Exactly repeat the material, dropping only the pictures.

Material provided -
════════════════

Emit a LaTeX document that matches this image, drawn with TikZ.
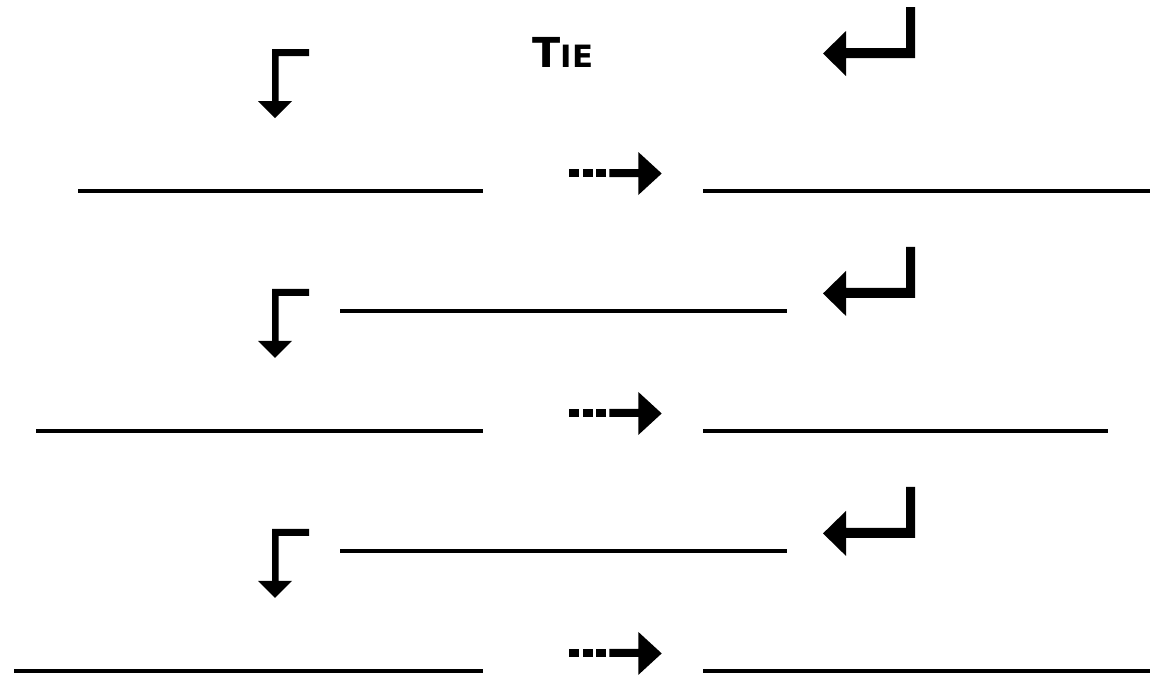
\documentclass[tikz,border=0pt]{standalone}
\usepackage{fontspec}
\newfontfamily\tiefont{DejaVu Sans Bold}
\begin{document}
\begin{tikzpicture}[x=0.02cm, y=-0.02cm]
				\useasboundingbox (0,0) rectangle (1150,677);
				% title
				\node[anchor=base, inner sep=0pt] (tie) at (563,67) {\tiefont\fontsize{23.5}{25}\selectfont T\fontsize{17.5}{20}\selectfont IE};
				\foreach \k/\xa/\xb in {0/78/1150, 1/36/1108, 2/14/1150}{
					\begin{scope}[yshift=-\k*4.8cm]
					% bent arrow down
					\fill (272,49) -- (309,49) -- (309,56) -- (278.5,56) -- (278.5,101) -- (292,101)
						-- (275,118) -- (258,101) -- (272,101) -- cycle;
					% return arrow
					\fill (906,7) -- (915,7) -- (915,58) -- (846,58) -- (846,76) -- (823,53.5)
						-- (846,31) -- (846,48) -- (906,48) -- cycle;
					% dashed arrow
					\foreach \x in {569.3,582.7,596}
					\fill (\x,169) rectangle (\x+10,177);
					\fill (609.3,169) -- (638.3,169) -- (638.3,152) -- (661.7,173.5) -- (638.3,195)
						-- (638.3,177) -- (609.3,177) -- cycle;
					% blanks
					\draw[line width=0.08cm] (\xa,191) -- (483,191);
					\draw[line width=0.08cm] (703,191) -- (\xb,191);
					\end{scope}
				}
				% middle blanks
				\foreach \y in {311,551}
				\draw[line width=0.08cm] (340,\y) -- (787,\y);
\end{tikzpicture}
\end{document}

════════════════

Result of this task -
Emit a LaTeX document that matches this image, drawn with TikZ.
\documentclass[tikz,border=0pt]{standalone}
\usepackage{fontspec}
\newfontfamily\tiefont{DejaVu Sans Bold}
\begin{document}
\begin{tikzpicture}[x=0.02cm, y=-0.02cm]
				\useasboundingbox (0,0) rectangle (1150,677);
				% title
				\node[anchor=base, inner sep=0pt] (tie) at (563,67) {\tiefont\fontsize{23.5}{25}\selectfont T\fontsize{17.5}{20}\selectfont IE};
				\foreach \k/\xa/\xb in {0/78/1150, 1/36/1108, 2/14/1150}{
					\begin{scope}[yshift=-\k*4.8cm]
					% bent arrow down
					\fill (272,49) -- (309,49) -- (309,56) -- (278.5,56) -- (278.5,101) -- (292,101)
						-- (275,118) -- (258,101) -- (272,101) -- cycle;
					% return arrow
					\fill (906,7) -- (915,7) -- (915,58) -- (846,58) -- (846,76) -- (823,53.5)
						-- (846,31) -- (846,48) -- (906,48) -- cycle;
					% dashed arrow
					\foreach \x in {569.3,582.7,596}
					\fill (\x,169) rectangle (\x+10,177);
					\fill (609.3,169) -- (638.3,169) -- (638.3,152) -- (661.7,173.5) -- (638.3,195)
						-- (638.3,177) -- (609.3,177) -- cycle;
					% blanks
					\draw[line width=0.08cm] (\xa,191) -- (483,191);
					\draw[line width=0.08cm] (703,191) -- (\xb,191);
					\end{scope}
				}
				% middle blanks
				\foreach \y in {311,551}
				\draw[line width=0.08cm] (340,\y) -- (787,\y);
\end{tikzpicture}
\end{document}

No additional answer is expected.